With the Washington Post stepping up to put a floor under US stocks Thursday afternoon by reporting that President Trump would meet Chinese President Xi Jinping at next month’s G-20 summit (while the headline soothed the market, it doesn’t change the fact that, as with everything involving the Trump administration, this too remains subject to change), investors have apparently overlooked the latest ominous headlines out of Italy. To wit, Reuters reported that the ECB won’t come to Italy’s rescue if its government or banks run out of cash unless the Italian government first secures a bailout from the European Union. Of course, this would almost certainly require that the populist coalition end its ongoing game of fiscal chicken with Brussels and abandon its  dreams of lowering the retirement age and extending a basic income to the Italian people – policies that would effectively secure a political future for M5S and the League.

In effect, the ECB’s latest trial balloon is tantamount to blackmail: Either the Italians agree to fall back in line and obey European budgetary guidelines, or the central bank will sit back and watch as bond yields surge, providing the ratings agencies even more ammunition to cut Italian debt to junk – effectively guaranteeing a Greece-style banking crisis as the liquidity taps are turned off.


And to eliminate any lingering doubts that this was a deliberate coordinated leak, Reuters cited “five senior sources familiar with the ECB’s thinking,” many of whom were “present at the economic summit in Indonesia.” Of course, the ECB sources explained that they are merely acting in the best interest of the monetary union. Because if Italy is allowed to shake off the yoke of European austerity and re-assert its sovereignty, then what would stop Spain or Portugal from doing the same?

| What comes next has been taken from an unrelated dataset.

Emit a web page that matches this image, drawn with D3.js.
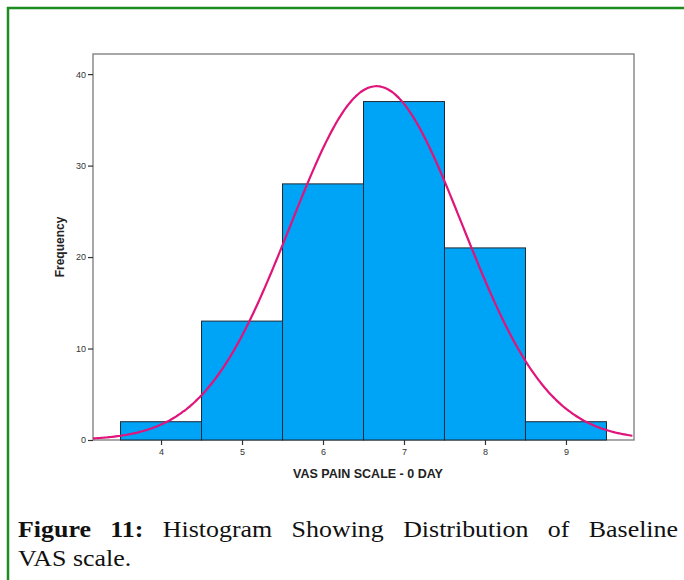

The sources, present an economic summit in Indonesia, said Italy could still avoid a debt crisis if its government changed course but should not count on the central bank to tame investors or prop up its banks.

This is because EU rules do not allow the ECB to help a country unless this has already agreed on a rescue “program” – political jargon for a bailout in exchange for belt-tightening and painful economic reforms, an option the Italian government has firmly rejected.

Any attempt to circumvent those rules would damage the ECB’s credibility beyond repair and undermine acceptance of the monetary union in creditor countries, such as Germany, the sources said.

“It’s a test-case to show Europe and its mechanisms work,” said one of the sources on the sidelines of the International Monetary Fund’s annual meetings in the Indonesian resort town of Nusa Dua.

Now, if Italy instead embraced the path of fiscal discipline, the ECB would be more than happy to backstop the country’s debt via Outright Monetary Transactions (the never-used program adopted by the ECB in 2012 to restore confidence in the euro and euro-area debt amid a burgeoning debt crisis).

But here’s the rub: Even if the populists ignore this threat and refuse to kowtow to the European Commission, the ECB could still step in and unilaterally strong-arm the government into abandoning its plans for fiscal stimulus. Because once Italian bonds lose their investment-grade status (a scenario that’s increasingly looking like a when not an if), Italian banks will be faced with an impossible choice: Unable to use the Italian debt on their balance sheets to secure more short-term liquidity, and unable to sell them back to the ECB as part of the central bank’s QE program, Italian banks that don’t have enough non-Italian debt on their books would be forced to ask for Emergency Liquidity Assistance from the Bank of Italy. But before the Bank of Italy could go ahead and disburse these funds, these banks would need to prove that they are solvent (which they wouldn’t be) or the Italian government would need to ensure that a program of fiscal discipline is in place. If they refuse, the savings of regular Italians would be in jeopardy.

Banks that don’t have alternative collateral of good quality would then need to apply for a lifeline known as Emergency Liquidity Assistance, supplied by the Bank of Italy.

“There are some banks that are actually in pretty good shape so it wouldn’t be all of them (requesting ELA),” another source said.

But even ELA could run into constraints after a while if reliance on grew too high.

As ELA can only be granted to solvent banks, the ECB’s Governing Council could require that an economic program is in place in Italy before it gives its all-clear to large amounts of ECB cash being disbursed, much like it did in Greece.

But before credit conditions deteriorate to such an extreme degree, depositors would likely have cut their ties with the Italian banking system – as many would (correctly) assume that their money would be safer under a mattress and a brutal bank run would ensue.

S&P Global and Moody’s, two of the four ratings agencies recognized by the ECB, are expected to issue an updated opinion on Italian bonds later this month. But given the obstinance that Luigi Di Maio and Matteo Salvini (the party leaders who are effectively running the country) have demonstrated in recent months, we imagine Italian stocks, which recently entered a bear market, are headed for even lower lows.